School is not for everyone.
My child is leaving school
My mum friends are finding the whole wow where did the time go, I can’t believe secondary school is over (and it does go super fast!) my baby got so big a bit of a thing. My child is number three so I have the T-shirt already. I should say leavers hoody but that wasn’t a thing for number one son, number two has worn hers to death and number three doesn’t want one!
We have come to terms a year on with the weirdness of the new normal and the things that are no longer standard; like reward trips to theme parks and actual face to face meetings with teachers that don’t consist of awkward zoom meetings in ones kitchen and a crazy who knows what results they are actually going to achieve acceptance; well I have anyway.
I have joked that instead of a prom we shall have our own leaving school party; mainly for me! I’m thinking of getting very drunk!
So I guess I am fortunate because I get to learn and grow as a person every single day by observing and interacting with the four very different human beings that I brought into this world. I can honestly say I have put my heart and soul into raising good people. People that care and do the right thing and are ultimately happy helpful members of society. Here is the shocker, they aren’t always going to be good or helpful or do the right thing. What is my right thing might not be their right thing. My standards are probably too high, I’m not judgemental in conventional ways but I know I’m straighter than most and highly principled (it’s a Capricorn curse). And did I mention old but then I was born old. I don’t think I ever had a teenage brain; I’ve missed out big time.
I see so much of myself in all of them, I like the good parts that they get from me and the bits that drive me nuts in them are the parts of me that I might consider my character flaws. They say we are mirrors and when genes are involved it’s more powerful and intensified. I think we grow babies and are so used to feeling responsible for them that it’s hard not to micromanage their every move. Note to self children are not possessions, or an extension of ourselves. Also, we should not judge a mother by the actions of children, be that an unruly toddler or a stroppy teen. We all go through so many different fazes to become the older version of ourselves. It’s a very experimental process and considering that you have lived in the same body your whole life do you ever wonder how you got here? Do you recognize your five-year-old or eighteen-year-old self to be the same person?
My kids remind me that young people think so very differently, Adults think with our adult brain and it’s taken years of lessons (often hard painful ones) and experiences and interactions with many different situations and kinds of people with colourful backgrounds to form the personality that we have today. Let’s face it age might bring wisdom but it brings rigidity, fear, cynicism, conformity and a lot of outdated belief patterns that actually can hold us back. Youth brings openness and wonder, a thirst for adventure and a willingness to be more adaptable. It also brings stupidity. They also teach me everything that I need to know about patience but on the flip side they are my in house tech guys, helpful as I can barely send an email!

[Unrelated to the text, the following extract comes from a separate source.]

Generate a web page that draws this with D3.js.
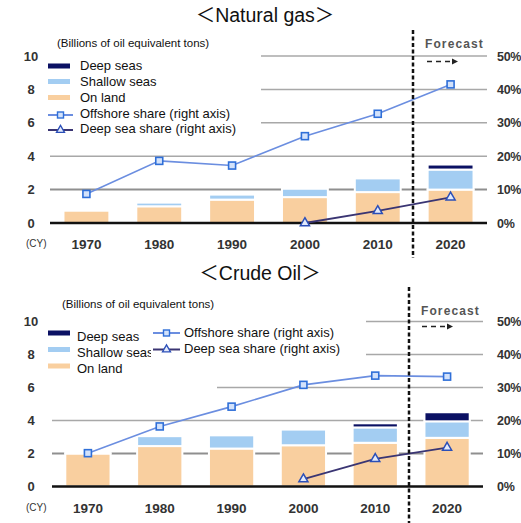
<!DOCTYPE html>
<html><head><meta charset="utf-8">
<script src="https://cdn.jsdelivr.net/npm/d3@7"></script>
<style>
body{margin:0;background:#fff;}
svg{display:block;font-family:"Liberation Sans",Arial,"Noto Sans CJK JP",sans-serif;}
</style></head><body>
<svg id="c" width="521" height="523"></svg>
<script>
// ---- data ----
const years = ["1970","1980","1990","2000","2010","2020"];
const gasLand = [0.75,1.0,1.4,1.55,1.85,2.0];
const gasShallow = [0.04,0.22,0.3,0.5,0.82,1.2];
const gasDeep = [0,0,0,0,0,0.3];
const gasOffshoreShare = [8.7,18.6,17.2,26.0,32.7,41.5];
const gasDeepShare = [null,null,null,0,3.6,7.7];
const oilLand = [2.0,2.45,2.3,2.5,2.65,2.95];
const oilShallow = [0.1,0.6,0.8,0.95,0.93,1.0];
const oilDeep = [0,0,0,0,0.25,0.55];
const oilOffshoreShare = [10.1,18.2,24.2,30.8,33.6,33.3];
const oilDeepShare = [null,null,null,2.2,8.4,11.8];
const leftTicks = [0,2,4,6,8,10];
const rightTicks = [0,10,20,30,40,50];
const seriesNames = ["Deep seas","Shallow seas","On land","Offshore share (right axis)","Deep sea share (right axis)"];
const titles = ["＜Natural  gas＞","＜Crude Oil＞"];
const unitLabel = "(Billions of oil equivalent tons)";

const C = {land:"#f9cf9f", shallow:"#a3cdf2", deep:"#0b1163",
  off:"#6b8ee0", offMk:"#2f6fd8", offFill:"#d3e2fb",
  dsh:"#3a3573", dshMk:"#2b4fb8", dshFill:"#e3eafb"};

const svg = d3.select("#c");

function panel(cfg){
  const g = svg.append("g");
  const x = d3.scaleBand().domain(years).range(cfg.xr).paddingInner(0.37).paddingOuter(0.185);
  const y = d3.scaleLinear().domain([0,10]).range([cfg.y0,cfg.y10]);
  const yr = d3.scaleLinear().domain([0,50]).range([cfg.y0,cfg.y10]);

  // title
  g.append("text").attr("x",cfg.titleX).attr("y",cfg.titleY).attr("text-anchor","middle")
    .attr("font-size",19.5).attr("fill","#111").attr("dominant-baseline","middle").text(cfg.title);
  // unit
  g.append("text").attr("x",cfg.unitX).attr("y",cfg.unitY).attr("font-size",11.5).attr("fill","#111")
    .attr("dominant-baseline","middle").text(unitLabel);

  // gridlines
  g.append("g").selectAll("line").data(leftTicks.filter(d=>d>0)).join("line")
    .attr("x1",cfg.xr[0]).attr("x2",cfg.xr[1]).attr("y1",d=>y(d)).attr("y2",d=>y(d))
    .attr("stroke",d=>d===2?"#8f8f8f":"#a8a8a8").attr("stroke-width",d=>d===2?2:1.5);

  // stacked bars
  const rows = years.map((yy,i)=>({year:yy, land:cfg.land[i], shallow:cfg.shallow[i], deep:cfg.deep[i]}));
  const stack = d3.stack().keys(["land","shallow","deep"])(rows);
  g.append("g").selectAll("g").data(stack).join("g").attr("fill",d=>C[d.key])
    .selectAll("rect").data(d=>d.filter(s=>s[1]-s[0]>0)).join("rect")
    .attr("x",d=>x(d.data.year)).attr("width",x.bandwidth())
    .attr("y",d=>y(d[1])).attr("height",d=>y(d[0])-y(d[1]))
    .attr("stroke","#fff").attr("stroke-width",2);

  // zero line
  g.append("line").attr("x1",cfg.xr[0]).attr("x2",cfg.xr[1]).attr("y1",y(0)).attr("y2",y(0))
    .attr("stroke","#111").attr("stroke-width",2.5);

  // legend background boxes
  cfg.boxes.forEach(b=>g.append("rect").attr("x",b[0]).attr("y",b[1]).attr("width",b[2]).attr("height",b[3]).attr("fill","#fff"));

  // axes
  const la = g.append("g").attr("transform",`translate(${cfg.leftX},0)`)
    .call(d3.axisLeft(y).tickValues(leftTicks).tickSize(0).tickPadding(0).tickFormat(d3.format("d")));
  la.selectAll("text").attr("text-anchor","middle").attr("x",0);
  const ra = g.append("g").attr("transform",`translate(${cfg.rightX},0)`)
    .call(d3.axisRight(yr).tickValues(rightTicks).tickSize(0).tickPadding(0).tickFormat(d=>d+"%"));
  ra.selectAll("text").attr("letter-spacing",-0.3);
  const ba = g.append("g").attr("transform",`translate(0,${cfg.y0})`)
    .call(d3.axisBottom(x).tickSize(0));
  ba.selectAll("text").attr("y",cfg.yearOff).attr("dy","0.35em");
  [la,ra,ba].forEach(a=>{a.select(".domain").remove();
    a.selectAll("text").attr("font-size",13).attr("font-weight","bold").attr("fill","#333")
     .attr("font-family","Liberation Sans, Arial, sans-serif");});
  ra.selectAll("text").attr("font-size",12.5);
  ba.selectAll("text").attr("font-size",13.5);
  g.append("text").attr("x",cfg.cyX).attr("y",cfg.cyY).attr("font-size",10).attr("fill","#333")
    .attr("dominant-baseline","middle").text("(CY)");

  // lines
  const cx = d=>x(d.year)+x.bandwidth()/2;
  const offPts = years.map((yy,i)=>({year:yy,v:cfg.off[i]})).filter(d=>d.v!==null);
  const dshPts = years.map((yy,i)=>({year:yy,v:cfg.dsh[i]})).filter(d=>d.v!==null);
  const line = d3.line().x(cx).y(d=>yr(d.v));
  g.append("path").attr("d",line(offPts)).attr("fill","none").attr("stroke",C.off).attr("stroke-width",1.6);
  g.append("path").attr("d",line(dshPts)).attr("fill","none").attr("stroke",C.dsh).attr("stroke-width",1.8);
  g.append("g").selectAll("rect").data(offPts).join("rect")
    .attr("x",d=>cx(d)-3.5).attr("y",d=>yr(d.v)-3.5).attr("width",7).attr("height",7)
    .attr("fill",C.offFill).attr("stroke",C.offMk).attr("stroke-width",1.6);
  const tri = d3.symbol().type(d3.symbolTriangle).size(36);
  g.append("g").selectAll("path").data(dshPts).join("path")
    .attr("transform",d=>`translate(${cx(d)},${yr(d.v)})`).attr("d",tri)
    .attr("fill",C.dshFill).attr("stroke",C.dshMk).attr("stroke-width",1.5);

  // forecast divider
  g.append("line").attr("x1",cfg.fx).attr("x2",cfg.fx).attr("y1",cfg.fy1).attr("y2",cfg.fy2)
    .attr("stroke","#111").attr("stroke-width",2.5).attr("stroke-dasharray","4,2.5");
  g.append("text").attr("x",cfg.ftx).attr("y",cfg.fty).attr("font-size",12).attr("font-weight","bold")
    .attr("fill","#555").attr("letter-spacing",1.1).attr("dominant-baseline","middle").text("Forecast");
  g.append("line").attr("x1",cfg.ax1).attr("x2",cfg.ax2-5).attr("y1",cfg.ay).attr("y2",cfg.ay)
    .attr("stroke","#222").attr("stroke-width",1.5).attr("stroke-dasharray","5,4");
  g.append("path").attr("d",`M${cfg.ax2-6},${cfg.ay-3}L${cfg.ax2},${cfg.ay}L${cfg.ax2-6},${cfg.ay+3}Z`).attr("fill","#222");

  // legend
  const L = cfg.legend;
  const swatchColors = [C.deep,C.shallow,C.land];
  L.rects.forEach((r,i)=>{
    g.append("rect").attr("x",r.sx).attr("y",r.sy-2.5).attr("width",r.sw).attr("height",5).attr("fill",swatchColors[i]);
    g.append("text").attr("x",r.tx).attr("y",r.ty).attr("font-size",13).attr("fill","#111")
      .attr("dominant-baseline","middle").text(seriesNames[i]);
  });
  if (L.box2) g.append("rect").attr("x",L.box2[0]).attr("y",L.box2[1]).attr("width",L.box2[2]).attr("height",L.box2[3]).attr("fill","#fff");
  L.lines.forEach((r,i)=>{
    const isOff = i===0;
    g.append("line").attr("x1",r.sx).attr("x2",r.sx+r.sw).attr("y1",r.sy).attr("y2",r.sy)
      .attr("stroke",isOff?C.off:C.dsh).attr("stroke-width",2);
    const mx = r.sx+r.sw/2;
    if (isOff) g.append("rect").attr("x",mx-3).attr("y",r.sy-3).attr("width",6).attr("height",6)
      .attr("fill",C.offFill).attr("stroke",C.offMk).attr("stroke-width",1.4);
    else g.append("path").attr("transform",`translate(${mx},${r.sy})`).attr("d",d3.symbol().type(d3.symbolTriangle).size(28))
      .attr("fill",C.dshFill).attr("stroke",C.dshMk).attr("stroke-width",1.3);
    g.append("text").attr("x",r.tx).attr("y",r.ty).attr("font-size",13).attr("fill","#111")
      .attr("dominant-baseline","middle").text(seriesNames[3+i]);
  });
}

panel({
  title:titles[0], titleX:265, titleY:17, unitX:57, unitY:43.5,
  xr:[50,487], y0:223, y10:56, leftX:31, rightX:497, yearOff:21.5, cyX:26, cyY:244,
  land:gasLand, shallow:gasShallow, deep:gasDeep, off:gasOffshoreShare, dsh:gasDeepShare,
  boxes:[[45,50,216,86]],
  fx:413, fy1:30, fy2:258, ftx:425, fty:45, ax1:427, ax2:458, ay:61.5,
  legend:{
    rects:[{sx:48,sy:66,sw:22,tx:80,ty:66.5},{sx:48,sy:81.5,sw:22,tx:80,ty:82.5},{sx:48,sy:97.5,sw:22,tx:80,ty:98.5}],
    lines:[{sx:48,sy:115,sw:25,tx:80,ty:115},{sx:48,sy:130,sw:25,tx:80,ty:130}]
  }
});

panel({
  title:titles[1], titleX:260, titleY:275, unitX:62, unitY:305,
  xr:[52,483], y0:486.5, y10:321.5, leftX:31, rightX:497, yearOff:22, cyX:26, cyY:508,
  land:oilLand, shallow:oilShallow, deep:oilDeep, off:oilOffshoreShare, dsh:oilDeepShare,
  boxes:[[45,316,172,82],[150,316,216,48]],
  fx:409, fy1:287, fy2:523, ftx:421, fty:311.5, ax1:422, ax2:453, ay:326.5,
  legend:{
    rects:[{sx:48,sy:333,sw:22,tx:77,ty:337.5},{sx:48,sy:349.5,sw:22,tx:77,ty:353.5},{sx:48,sy:366,sw:22,tx:77,ty:369.5}],
    box2:[151,322,40,40],
    lines:[{sx:153,sy:333,sw:27,tx:184,ty:334},{sx:153,sy:349.5,sw:27,tx:184,ty:350}]
  }
});
</script>
</body></html>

Love makes us want to protect, we don’t like mistakes and mess. But to be fully alive is to get messy and heartbroken and disappointed from time to time. It really is where the lesson is learnt. Growth spurts aren’t just about new school trousers and a trip to Clarkes. I have learnt that if your child can take something valuable away from a giant f*ck up, well then your work here is done. Because there will be many more to come. That is life. How we handle the bad times shows us what we are made of.
So what I have learnt over the last twenty years is that school is not for everyone. I have enough children to do my own little survey. The data is in. One in four children may hate school. The result being that when it’s not for your child it’s a whole lot of years of stress for you and your kid. It is fitting a square peg into a round hole and expecting them to still feel comfortable. It is tough going on the child the parent and the teachers. The system is designed for one size fits all, but unfortunately, it doesn’t. I wonder how many children will leave school without passing any exams. Or just really didn’t enjoy the whole experience. Our formative years are so important to how well adjusted we become as adults. Twelve years of study is a very long time to have nothing to show for it. Surely there is an alternative for some of these young adolescents. I hope there aren’t too many young adults starting out and feeling like an underachiever or worse still a failure because society is so obsessed with grades and conforming.
Now more than ever we are all expected to be happy being forced to do as we are told, it is very stifling if you happen to value your individuality and freedom. It is very hard for creative souls that think differently to agree and go along with things that don’t bring them any joy and nourishment. No wonder there are a lot of unhappy adults out there. We really should appreciate more that each person is so different, how can we possibly all want the same. But what is the solution?
Number threes journey has been an interesting one. A very late ADHD diagnosis at age fifteen explains a lot, that’s another story for another day. (ADHD people really don’t like doing what they don’t like doing!!!!!) So with the last day approaching fast, I can only say I feel a sense of relief and happiness for us both.
Luckily number four child likes school.